Warbringer: Waking Into Nightmares (Century Media)

Ventura, Calif.'s Warbringer pulls the trigger on its second album for Century Media, nailing another pure thrash-metal bull's-eye that evokes the classic '80s sound pioneered by bands like Metallica.

Waking Into Nightmares rarely strays from the blueprint drawn up for Warbringer's vengeful 2008 debut, War Without End—unless you count a more polished production job courtesy of Exodus axman Gary Holt and the installation of jazz-trained drummer Nic Ritter behind the kit. Despite the upgrades, guitarists John Laux and Adam Carroll remain content with one face-scalping riff after another, as with "Scorched Earth" and "Prey for Death"; they refrain from shoehorning odd time signatures into the band's blunt, apocalyptic style for musicality's sake. Only the atmospheric arpeggios of instrumental track "Nightmare Anatomy" suggest Warbringer is capable of more than inducing teenage whiplash.
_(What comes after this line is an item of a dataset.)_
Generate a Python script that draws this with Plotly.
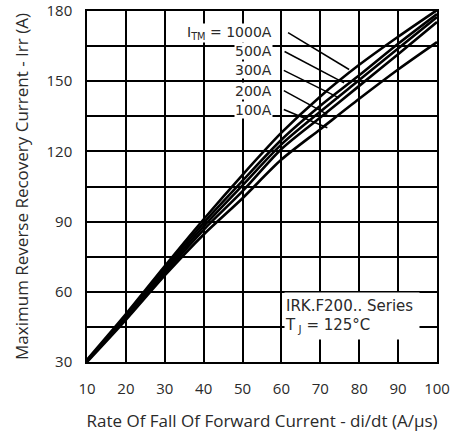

Whatever your age, you need to don a neck brace—or at least pull the car over—before blasting "Senseless Life," the band's signature anthem, where shrieker John Kevill pitilessly notes: "If you can't think for yourself, then you're already dead."

Curiously, Kevill's lyrics eschew the subject of war throughout Nightmares. For this reason alone, the language feels significantly less inspired this time around. Why scream about serial killers when real murderers pose as leaders of the free world? There's always the third album.